• **To do**
Print exactly the lines from the first one down to the line that contains "3.28, 3.64, 3.46, 2.93, 4.50]", both included, and skip the pictures.

• **Provided material**
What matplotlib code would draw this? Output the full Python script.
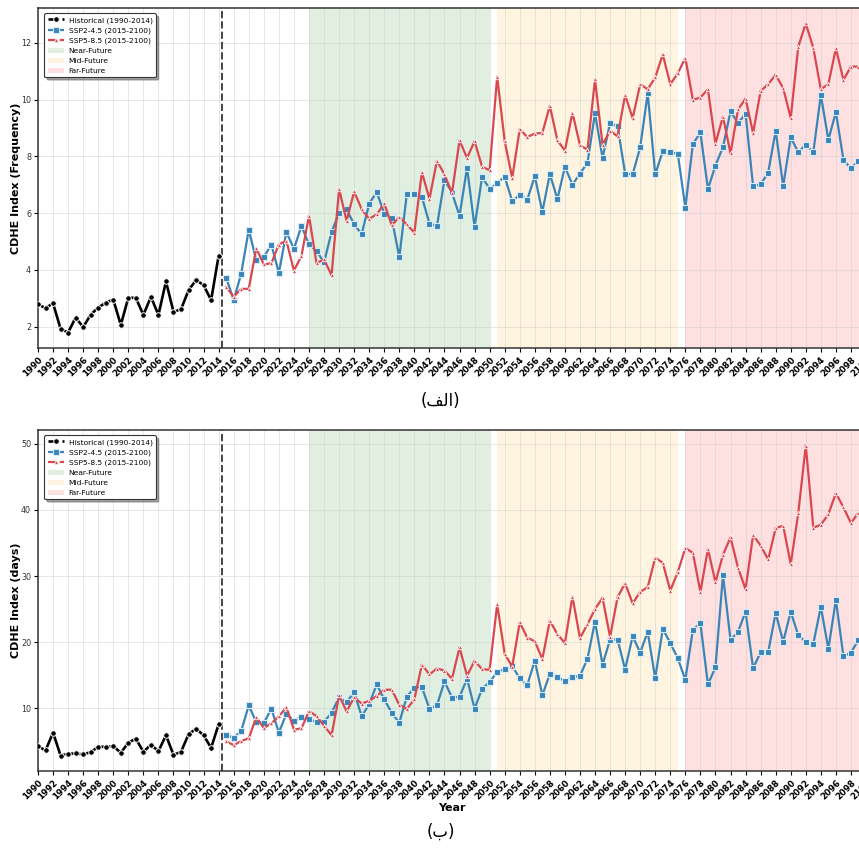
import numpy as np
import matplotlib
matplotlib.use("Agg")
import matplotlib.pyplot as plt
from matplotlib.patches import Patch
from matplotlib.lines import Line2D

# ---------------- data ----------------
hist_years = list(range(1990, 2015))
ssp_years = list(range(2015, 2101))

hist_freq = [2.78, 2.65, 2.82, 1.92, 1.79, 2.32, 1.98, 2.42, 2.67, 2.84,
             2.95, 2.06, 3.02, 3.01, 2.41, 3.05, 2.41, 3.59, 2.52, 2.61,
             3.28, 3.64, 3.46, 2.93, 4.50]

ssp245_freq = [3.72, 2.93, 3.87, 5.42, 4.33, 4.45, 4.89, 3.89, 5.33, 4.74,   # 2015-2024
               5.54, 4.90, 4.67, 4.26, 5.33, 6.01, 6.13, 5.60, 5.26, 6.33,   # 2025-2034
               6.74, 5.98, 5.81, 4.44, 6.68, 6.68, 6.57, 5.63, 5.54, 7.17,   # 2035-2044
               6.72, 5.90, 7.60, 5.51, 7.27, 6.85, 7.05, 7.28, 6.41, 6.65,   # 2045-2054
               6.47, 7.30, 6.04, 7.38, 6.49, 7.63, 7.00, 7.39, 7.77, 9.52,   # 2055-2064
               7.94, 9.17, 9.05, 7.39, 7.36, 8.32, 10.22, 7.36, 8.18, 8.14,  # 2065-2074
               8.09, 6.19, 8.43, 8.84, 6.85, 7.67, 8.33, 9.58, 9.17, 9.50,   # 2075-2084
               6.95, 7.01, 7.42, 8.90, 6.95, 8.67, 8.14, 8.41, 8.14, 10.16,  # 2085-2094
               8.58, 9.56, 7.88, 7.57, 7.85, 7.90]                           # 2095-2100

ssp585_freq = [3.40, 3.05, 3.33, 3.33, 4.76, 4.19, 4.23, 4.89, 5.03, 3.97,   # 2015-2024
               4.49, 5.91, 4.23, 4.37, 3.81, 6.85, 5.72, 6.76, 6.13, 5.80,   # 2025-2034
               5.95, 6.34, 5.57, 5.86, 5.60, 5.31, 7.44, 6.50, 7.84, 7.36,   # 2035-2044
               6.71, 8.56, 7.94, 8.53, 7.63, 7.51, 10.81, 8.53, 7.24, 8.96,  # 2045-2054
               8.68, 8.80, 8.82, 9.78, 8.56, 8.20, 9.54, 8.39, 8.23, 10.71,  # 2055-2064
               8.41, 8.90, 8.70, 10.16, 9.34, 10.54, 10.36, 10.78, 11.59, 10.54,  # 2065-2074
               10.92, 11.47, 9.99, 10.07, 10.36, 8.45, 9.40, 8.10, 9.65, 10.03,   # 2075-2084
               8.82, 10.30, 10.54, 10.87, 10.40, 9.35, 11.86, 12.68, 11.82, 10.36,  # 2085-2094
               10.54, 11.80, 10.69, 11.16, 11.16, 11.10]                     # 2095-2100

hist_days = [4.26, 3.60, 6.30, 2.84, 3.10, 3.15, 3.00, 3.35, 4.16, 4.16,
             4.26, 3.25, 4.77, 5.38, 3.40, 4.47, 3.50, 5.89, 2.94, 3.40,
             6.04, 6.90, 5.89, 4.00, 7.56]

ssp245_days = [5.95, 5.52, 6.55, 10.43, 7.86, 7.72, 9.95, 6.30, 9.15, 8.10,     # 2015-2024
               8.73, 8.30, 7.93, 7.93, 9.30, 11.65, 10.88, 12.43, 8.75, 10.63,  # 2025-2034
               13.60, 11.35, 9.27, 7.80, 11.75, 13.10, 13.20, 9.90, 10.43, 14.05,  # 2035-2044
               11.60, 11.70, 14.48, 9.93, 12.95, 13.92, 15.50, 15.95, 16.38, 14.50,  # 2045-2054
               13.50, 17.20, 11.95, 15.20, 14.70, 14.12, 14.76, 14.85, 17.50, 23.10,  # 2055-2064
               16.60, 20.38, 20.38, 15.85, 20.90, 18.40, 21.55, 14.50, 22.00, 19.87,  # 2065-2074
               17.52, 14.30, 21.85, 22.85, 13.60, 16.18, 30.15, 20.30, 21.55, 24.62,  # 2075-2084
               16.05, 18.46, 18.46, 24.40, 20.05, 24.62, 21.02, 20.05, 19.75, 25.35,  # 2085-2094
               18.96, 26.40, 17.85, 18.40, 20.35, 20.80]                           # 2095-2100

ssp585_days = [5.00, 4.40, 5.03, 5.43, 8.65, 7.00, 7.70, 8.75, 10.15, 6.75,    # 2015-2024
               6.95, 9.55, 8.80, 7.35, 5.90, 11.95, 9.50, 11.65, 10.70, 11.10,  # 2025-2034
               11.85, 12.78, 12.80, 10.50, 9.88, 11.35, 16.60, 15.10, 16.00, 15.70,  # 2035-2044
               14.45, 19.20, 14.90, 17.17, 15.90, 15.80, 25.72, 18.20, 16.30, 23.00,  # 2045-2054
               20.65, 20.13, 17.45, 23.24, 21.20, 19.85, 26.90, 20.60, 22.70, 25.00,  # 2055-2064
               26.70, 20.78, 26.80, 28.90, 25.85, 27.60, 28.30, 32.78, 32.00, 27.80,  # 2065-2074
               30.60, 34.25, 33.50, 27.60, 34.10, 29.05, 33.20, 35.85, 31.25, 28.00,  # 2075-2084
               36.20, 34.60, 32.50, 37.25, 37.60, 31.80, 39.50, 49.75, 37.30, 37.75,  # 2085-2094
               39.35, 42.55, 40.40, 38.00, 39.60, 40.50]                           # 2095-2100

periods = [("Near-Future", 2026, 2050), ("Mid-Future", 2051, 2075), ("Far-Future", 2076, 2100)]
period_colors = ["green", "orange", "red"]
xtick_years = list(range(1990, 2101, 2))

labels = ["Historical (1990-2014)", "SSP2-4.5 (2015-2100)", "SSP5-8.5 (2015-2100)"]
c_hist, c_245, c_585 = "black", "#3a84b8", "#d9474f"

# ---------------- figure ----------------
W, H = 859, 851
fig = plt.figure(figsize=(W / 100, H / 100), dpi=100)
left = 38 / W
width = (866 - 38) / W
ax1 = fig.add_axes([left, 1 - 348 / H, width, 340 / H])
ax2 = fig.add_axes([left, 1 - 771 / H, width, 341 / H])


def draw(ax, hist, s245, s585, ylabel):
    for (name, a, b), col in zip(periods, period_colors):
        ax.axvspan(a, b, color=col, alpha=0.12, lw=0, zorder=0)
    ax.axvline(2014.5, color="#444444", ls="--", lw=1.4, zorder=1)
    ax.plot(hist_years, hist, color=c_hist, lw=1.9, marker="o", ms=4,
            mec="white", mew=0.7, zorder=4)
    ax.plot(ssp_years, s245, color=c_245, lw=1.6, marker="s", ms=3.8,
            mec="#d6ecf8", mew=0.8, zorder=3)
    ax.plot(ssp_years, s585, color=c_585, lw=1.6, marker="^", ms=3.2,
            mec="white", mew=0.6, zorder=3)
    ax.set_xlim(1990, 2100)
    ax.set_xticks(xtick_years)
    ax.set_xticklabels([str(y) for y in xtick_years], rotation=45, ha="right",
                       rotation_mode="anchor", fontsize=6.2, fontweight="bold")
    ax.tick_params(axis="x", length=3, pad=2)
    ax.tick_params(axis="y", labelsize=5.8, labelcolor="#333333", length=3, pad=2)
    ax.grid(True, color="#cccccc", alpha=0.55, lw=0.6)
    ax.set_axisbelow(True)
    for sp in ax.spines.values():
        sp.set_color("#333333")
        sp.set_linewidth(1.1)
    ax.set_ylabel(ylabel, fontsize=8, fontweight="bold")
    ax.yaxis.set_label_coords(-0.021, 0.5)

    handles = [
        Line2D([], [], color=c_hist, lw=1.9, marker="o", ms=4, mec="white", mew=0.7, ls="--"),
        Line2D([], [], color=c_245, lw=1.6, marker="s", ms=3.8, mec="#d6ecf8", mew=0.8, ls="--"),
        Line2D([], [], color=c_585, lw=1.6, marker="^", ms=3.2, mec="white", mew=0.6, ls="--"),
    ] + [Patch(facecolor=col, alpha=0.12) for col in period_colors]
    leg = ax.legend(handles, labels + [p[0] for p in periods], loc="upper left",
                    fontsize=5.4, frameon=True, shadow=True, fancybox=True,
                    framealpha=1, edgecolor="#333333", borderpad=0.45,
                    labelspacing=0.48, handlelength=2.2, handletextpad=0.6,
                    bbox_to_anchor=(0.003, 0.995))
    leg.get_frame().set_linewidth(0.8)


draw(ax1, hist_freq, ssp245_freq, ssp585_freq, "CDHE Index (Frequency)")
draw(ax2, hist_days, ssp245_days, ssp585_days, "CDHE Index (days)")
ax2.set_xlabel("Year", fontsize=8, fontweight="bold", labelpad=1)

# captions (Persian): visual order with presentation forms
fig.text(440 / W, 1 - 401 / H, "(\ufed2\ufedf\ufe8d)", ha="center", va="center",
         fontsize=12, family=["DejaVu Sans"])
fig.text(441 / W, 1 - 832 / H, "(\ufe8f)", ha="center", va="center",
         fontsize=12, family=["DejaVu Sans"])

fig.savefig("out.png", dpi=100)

• **Full response**
What matplotlib code would draw this? Output the full Python script.
import numpy as np
import matplotlib
matplotlib.use("Agg")
import matplotlib.pyplot as plt
from matplotlib.patches import Patch
from matplotlib.lines import Line2D

# ---------------- data ----------------
hist_years = list(range(1990, 2015))
ssp_years = list(range(2015, 2101))

hist_freq = [2.78, 2.65, 2.82, 1.92, 1.79, 2.32, 1.98, 2.42, 2.67, 2.84,
             2.95, 2.06, 3.02, 3.01, 2.41, 3.05, 2.41, 3.59, 2.52, 2.61,
             3.28, 3.64, 3.46, 2.93, 4.50]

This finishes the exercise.